The author's afterword explains that this book was inspired by the true story of the small village of Eyam in Derbyshire, which in 1666 voluntarily cut itself off from the rest of world when it was struck by the plague. This was an extraordinarily selfless act considering they were condemning many of their number/themselves to death by mandating that they live in proximity to the disease.
The motivations behind this decision and what the subsequent year of isolation, disease and death was like are the backbone of this novel. This has the promise of being a fascinating exploration and Geraldine Brooks does not disappoint.
She chooses to tell the story through the voice of a common villager who serves as maid to the rector and his wife. Anna is a good storyteller, believably of humble upbringing but clever and strong and compassionate. She is the cipher through which we see what the disease does to the populace, not just to their bodies but to their minds.
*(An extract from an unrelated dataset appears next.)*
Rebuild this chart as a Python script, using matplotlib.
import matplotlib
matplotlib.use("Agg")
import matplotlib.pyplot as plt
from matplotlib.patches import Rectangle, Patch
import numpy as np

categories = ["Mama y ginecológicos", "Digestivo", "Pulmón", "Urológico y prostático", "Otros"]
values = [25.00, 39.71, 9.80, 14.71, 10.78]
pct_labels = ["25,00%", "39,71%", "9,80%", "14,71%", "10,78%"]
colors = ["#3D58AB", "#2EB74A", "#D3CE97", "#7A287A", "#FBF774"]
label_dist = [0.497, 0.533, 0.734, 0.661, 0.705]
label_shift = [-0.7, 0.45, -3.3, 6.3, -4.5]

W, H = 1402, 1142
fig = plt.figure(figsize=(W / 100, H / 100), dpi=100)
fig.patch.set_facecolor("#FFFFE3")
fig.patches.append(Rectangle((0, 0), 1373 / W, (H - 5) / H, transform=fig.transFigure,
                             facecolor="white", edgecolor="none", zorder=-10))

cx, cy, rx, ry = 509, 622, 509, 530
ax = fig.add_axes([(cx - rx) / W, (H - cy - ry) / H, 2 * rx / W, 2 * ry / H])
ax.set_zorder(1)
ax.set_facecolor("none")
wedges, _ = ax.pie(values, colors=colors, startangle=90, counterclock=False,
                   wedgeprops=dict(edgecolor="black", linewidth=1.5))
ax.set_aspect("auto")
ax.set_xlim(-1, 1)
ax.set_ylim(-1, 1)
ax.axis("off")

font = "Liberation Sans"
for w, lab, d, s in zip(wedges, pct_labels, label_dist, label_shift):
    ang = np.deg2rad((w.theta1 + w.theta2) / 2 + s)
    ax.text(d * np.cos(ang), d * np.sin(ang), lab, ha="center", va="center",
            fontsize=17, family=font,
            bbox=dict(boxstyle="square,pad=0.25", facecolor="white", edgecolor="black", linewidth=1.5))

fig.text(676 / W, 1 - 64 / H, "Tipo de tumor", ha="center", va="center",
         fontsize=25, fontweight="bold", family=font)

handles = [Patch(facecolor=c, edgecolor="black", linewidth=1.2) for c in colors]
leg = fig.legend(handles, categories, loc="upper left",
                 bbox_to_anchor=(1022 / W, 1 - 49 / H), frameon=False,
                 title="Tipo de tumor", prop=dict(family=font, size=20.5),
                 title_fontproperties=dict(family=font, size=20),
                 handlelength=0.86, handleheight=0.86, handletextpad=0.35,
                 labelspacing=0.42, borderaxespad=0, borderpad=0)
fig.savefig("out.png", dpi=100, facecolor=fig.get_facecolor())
While Anna, in a kind of hero-worship way follows the example of the Rector's tirelessly compassionate wife, many in the village turn to superstition and violence as the only way to explain and deal with the horrors that are being heaped upong them.
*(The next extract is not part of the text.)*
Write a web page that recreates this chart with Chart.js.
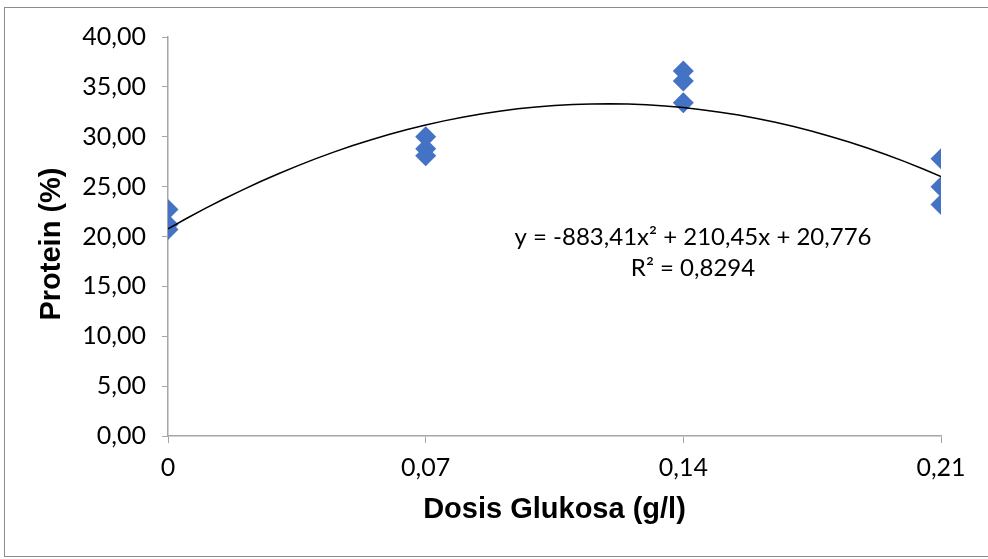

It's a well told and human story that despite its grim subject matter does not get too bogged down in a dark and pessimistic view of world. In fact, its overall tone is uplifting as Anna works through this crisis to elevate her character and her mind.
Its not perfect. The ending is rushed and a little too fantastical as if it was difficult to find the right ending. But a compelling historical novel with a strong emphasis on character. I highly recommend!